Levando em conta esse desconhecimento sobre o assunto e essa incerteza em chamar jogos no Brasil de propriedade intelectual, o PL 170/06 pode ser bloqueada por um juiz que entenda de acordos de proteção internacional? "Em tese, sim."
"Digo 'em tese' em razão do aparente desconhecimento deste universo por grande parte dos magistrados. Como a Constituição Federal reconhece na legislação interna a força dos tratados internacionais aos quais o Brasil tenha manifestado adesão (art. 5º, LXXVIII), o juiz pode entender, em um caso concreto, que tal lei fere os tratados internacionais e, consequentemente, a Constituição, determinando a não aplicação da Lei já em vigor em determinada decisão."
"Mas essa decisão não teria efeito a todos (os casos), uma vez que esse controle de constitucionalidade teria sido feito só em um caso isolado. Para se atacar a Lei em si e declará-la inconstitucional, seria necessária a abertura de uma Ação Direta de Inconstitucionalidade." Todas essas medidas, no entanto, só poderão ser colocadas em prática no caso da aprovação da lei. " E mais, no caso da OMC, este acordo deve ser aplicado internamente sem qualquer reserva de interpretação.

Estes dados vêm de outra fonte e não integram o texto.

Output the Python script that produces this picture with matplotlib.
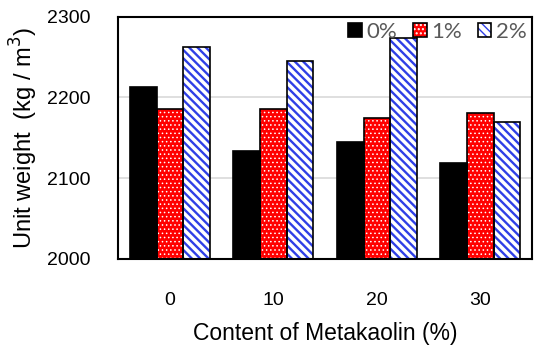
import matplotlib
matplotlib.use("Agg")
import matplotlib.pyplot as plt
import numpy as np
from matplotlib.legend_handler import HandlerTuple
from matplotlib.patches import Patch

categories = ["0", "10", "20", "30"]
series_names = ["0%", "1%", "2%"]
mk0 = [2213, 2133, 2145, 2119]
mk1 = [2186, 2186, 2174, 2181]
mk2 = [2262, 2245, 2274, 2170]

plt.rcParams['font.family'] = ['Liberation Sans', 'DejaVu Sans']

fig = plt.figure(figsize=(5.35, 3.45), dpi=100)
ax = fig.add_axes([0.221, 0.250, 0.7735, 0.702])

x = np.arange(len(categories))
w = 0.258
blue = "#2f3fe6"

# fill styles: (face, hatch colour, hatch, hatch linewidth)
styles = [("black", "black", None, 1.0),
          ("#ff0000", "white", "....", 0.6),
          ("white", blue, "\\\\\\\\", 1.7)]


def set_hlw(p, lw):
    if hasattr(p, "set_hatch_linewidth"):
        p.set_hatch_linewidth(lw)


handles = []
for i, vals in enumerate([mk0, mk1, mk2]):
    face, hc, hatch, hlw = styles[i]
    bars = ax.bar(x + (i - 1) * w, np.array(vals) - 2000, w, bottom=2000,
                  color=face, edgecolor=hc, hatch=hatch, linewidth=0, zorder=3)
    for b in bars:
        set_hlw(b, hlw)
    ax.bar(x + (i - 1) * w, np.array(vals) - 2000, w, bottom=2000,
           facecolor="none", edgecolor="black", linewidth=1.2, zorder=4)
    p1 = Patch(facecolor=face, edgecolor=hc, hatch=hatch, linewidth=0)
    set_hlw(p1, hlw)
    p2 = Patch(facecolor="none", edgecolor="black", linewidth=1.2)
    handles.append((p1, p2))

ax.set_xlim(-0.5, 3.5)
ax.set_ylim(2000, 2300)
ax.set_yticks([2000, 2100, 2200, 2300])
ax.set_xticks(x)
ax.set_xticklabels(categories)
ax.tick_params(axis='both', length=0, labelsize=14)
ax.tick_params(axis='y', pad=20)
ax.tick_params(axis='x', pad=24)
ax.grid(axis='y', color="#d9d9d9", linewidth=1.2, zorder=0)
for s in ax.spines.values():
    s.set_linewidth(1.5)
    s.set_zorder(5)

ax.set_xlabel("Content of Metakaolin (%)", fontsize=16.5, labelpad=9)
ax.set_ylabel("Unit weight  (kg / m$^3$)", fontsize=17, labelpad=5)

leg = ax.legend(handles, series_names, handler_map={tuple: HandlerTuple(ndivide=1, pad=0)},
                loc="upper right", ncol=3, frameon=False,
                prop={'family': 'Lato', 'size': 16},
                handlelength=0.62, handleheight=0.62, handletextpad=0.2,
                columnspacing=0.7, borderaxespad=0.1, borderpad=0.15)
for t in leg.get_texts():
    t.set_color("#595959")

fig.savefig("out.png", dpi=100)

O conceito de propriedade intelectual, inclusive, já está implícito como o modelo a ser usado pelos países signatários."
Isso não significa que a OMC, percebendo uma lei que vai contra o acordo, irá interferir diretamente para que a decisão seja anulada. "O sistema de sanções da OMC deixa muito a desejar e permite que o país derrotado em uma disputa mantenha uma decisão tida como ilegal pela OMC."
Portanto, mesmo que vá contra acordos assinados pelo Brasil, caso o assunto não seja levado a um juiz que entenda o tema, ela poderá permanecer em vigor. Para Castilho, a solução para que isso não ocorra é clara: "Eu só consigo visualizar uma mudança na concepção dos parlamentares e magistrados com a participativa fiscalização da comunidade acadêmica e, mais importante, da população."